2023 Kahramanmaraş depremiyle konteynerlerin devrilmesi ve çıkan yangınla gündeme gelen ve o süreçte büyük sınav veren İskenderun Limanı da yatırımcıların radarında yer alıyor. Geçen yıl Yüksel Yıldırım’ın da yakından takip ettiği ifade edilen İskenderun Limanı, Türkiye’nin ve bölgenin en güçlü limanları arasında yer alıyor. Öte yandan geçtiğimiz aralık ayında Oyak Denizcilik ve Liman İşletmeleri’nin bölgede Umman ile 500 milyon dolarlık fon anlaşması çerçevesinde İskenderun Güney Konteyner Liman yatırımına gideceği açıklanmıştı.
YABANCI İLGİSİ YÜKSEK
Liman sektörünün büyüklüğü yaklaşık 60 milyar dolar olarak tahmin edilirken, bugün Türkiye’de uluslararası ticaret yapan 194 liman tesisinden sadece 21’inin demiryolu bağlantısının olması en büyük sorun olarak dikkat çekiyor. Karayoluna bağımlılık hem maliyetleri yükseltiyor hem de çevresel açıdan sürdürülebilirliği zorlaştırıyor. Özellikle devlet arazisi üzerinde faaliyet gösteren özel limanların ödediği yüksek kira ve yüzde 1–15 arasında değişen hasılat paylarının da yatırımcıyı zorlayan bir başka unsur olduğu kaydediliyor.

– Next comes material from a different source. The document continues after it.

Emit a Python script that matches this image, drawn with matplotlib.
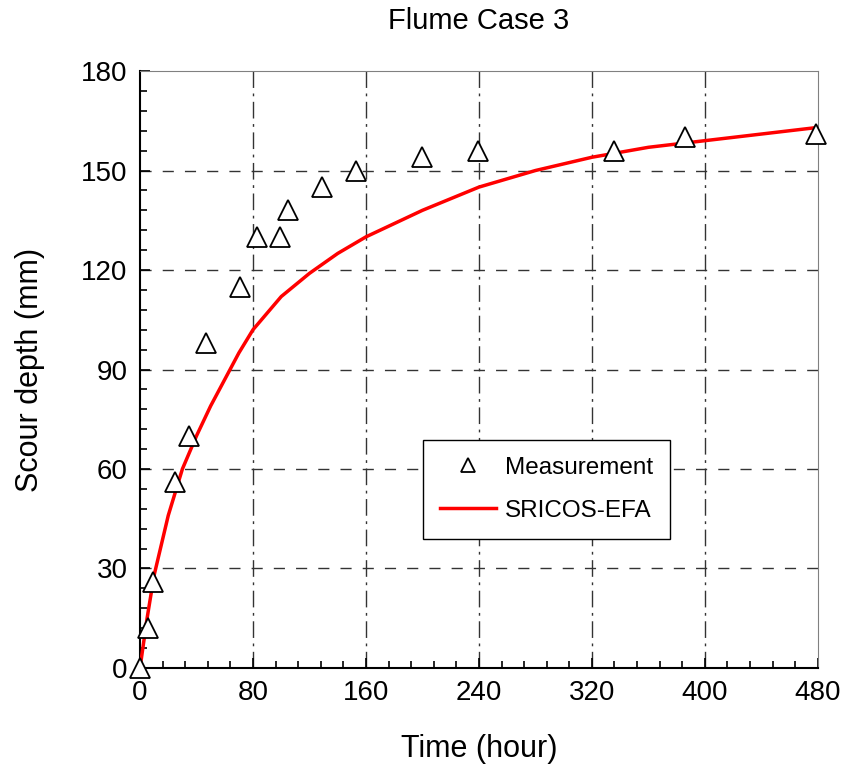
import matplotlib
matplotlib.use("Agg")
import matplotlib.pyplot as plt
from matplotlib.ticker import MultipleLocator

plt.rcParams['font.family'] = ['Liberation Sans', 'DejaVu Sans']

# Measured scour depth
meas_time = [0, 6, 9, 25, 35, 47, 71, 83, 99, 105, 129, 153, 200, 239, 336, 386, 479]
meas_depth = [0, 12, 26, 56, 70, 98, 115, 130, 130, 138, 145, 150, 154, 156, 156, 160, 161]

# SRICOS-EFA prediction
model_time = [0, 5, 10, 20, 30, 40, 50, 60, 70, 80, 100, 120, 140, 160, 180, 200,
              240, 280, 320, 360, 400, 440, 480]
model_depth = [0, 15, 28, 46, 60, 70, 79, 87, 95, 102, 112, 119, 125, 130, 134, 138,
               145, 150, 154, 157, 159, 161, 163]

fig = plt.figure(figsize=(8.42, 7.78), dpi=100)
ax = fig.add_axes([0.1663, 0.1414, 0.805, 0.7673])

ax.plot(model_time, model_depth, color='red', lw=2.5, label='SRICOS-EFA', zorder=3)
ax.plot(meas_time, meas_depth, linestyle='none', marker='^', markersize=14,
        markerfacecolor='white', markeredgecolor='black', markeredgewidth=1.3,
        label='Measurement', zorder=4, clip_on=False)

ax.set_xlim(0, 480)
ax.set_ylim(0, 180)
ax.xaxis.set_major_locator(MultipleLocator(80))
ax.xaxis.set_minor_locator(MultipleLocator(16))
ax.yaxis.set_major_locator(MultipleLocator(30))
ax.yaxis.set_minor_locator(MultipleLocator(6))
ax.tick_params(which='both', direction='in', top=False, right=False,
               labelsize=20, width=1.2, pad=9)
ax.tick_params(which='major', length=7)
ax.tick_params(which='minor', length=5)

for x in range(80, 480, 80):
    ax.axvline(x, color='#333333', lw=1, dashes=(12, 4, 2, 4), zorder=1)
for y in range(30, 180, 30):
    ax.axhline(y, color='#333333', lw=1, dashes=(8, 8), zorder=1)

ax.spines['left'].set_linewidth(1.5)
ax.spines['bottom'].set_linewidth(1.5)
ax.spines['top'].set_color('#808080')
ax.spines['right'].set_color('#808080')

ax.set_xlabel('Time (hour)', fontsize=22, labelpad=20)
ax.set_ylabel('Scour depth (mm)', fontsize=22, labelpad=26)
ax.set_title('Flume Case 3', fontsize=21, pad=30)

handles, labels = ax.get_legend_handles_labels()
leg = ax.legend([handles[1], handles[0]], [labels[1], labels[0]],
                loc='upper left', bbox_to_anchor=(0.417, 0.382), borderaxespad=0,
                fontsize=17.5, fancybox=False, framealpha=1, edgecolor='black',
                handlelength=2.3, handletextpad=0.4, borderpad=0.7,
                labelspacing=0.85, markerscale=0.7)
leg.get_frame().set_linewidth(1.0)

plt.savefig('out.png', dpi=100)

“STRATEJİK YATIRIM KAPSAMINA ALINMALI”
Türk limancılık sektörünün büyüyen dış ticaret ve artan gemi trafiğiyle ciddi bir kapasite baskısı altında olduğunu aktaran Türkiye Liman İşletmecileri Derneği (TÜRKLİM) Başkanı Hamdi Erçelik ise büyüyen gemi boyutları ve deprem risklerine bağlı sürdürülebilirlik gereklerinin de yapısal kapasite artış ihtiyacını ortaya koyduğunu söylüyor. Mevcut limanların hem elleçleme kapasitesini hem de ihtiyaç duyulan yapısal şartlara uyumunu artırmak gerektiğini kaydeden Erçelik, “Demiryolu bağlantılarını güçlendirmek ve yeşil/dijital dönüşümü hızlandırmak gerek. Bizim önerimiz liman yatırımlarının ‘stratejik yatırım’ kapsamına alınması, kullanım sözleşmelerinin uzatılması ve yeşil/dijital dönüşüme özel teşviklerin artırılmasıdır” diye konuşuyor.

BİLGEHAN ENGİN / UTİKAD BAŞKANI
“Limanlar stratejik yapılar”
“Türkiye’nin limancılık sektörü son yıllarda uluslararası yatırımcıların en dikkat çekici alanlarından biri haline geldi. Ülkenin Asya ile Avrupa arasındaki stratejik konumu, büyüyen dış ticaret hacmi ve Orta Koridor üzerindeki rolü limanlara yeni bir değer kazandırdı. Bu ilgi, son yıllarda bazı liman işletmelerinin el değiştirmesiyle daha görünür hale geldi. Limanlar, yalnızca ticari değil, aynı zamanda ekonomik güvenlik açısından da stratejik yapılardır. Türkiye’nin güney kıyılarında yer alan limanlar, politik gelişmelerin ve bölgesel istikrarsızlıkların yaşandığı bir coğrafyaya yakın konumları nedeniyle özel bir hassasiyet gerektiriyor. Bu nedenle yatırım ve ortaklık süreçlerinde stratejik dengeyi korumak, ulusal çıkarlar ve uzun vadeli planlama açısından büyük önem taşıyor.”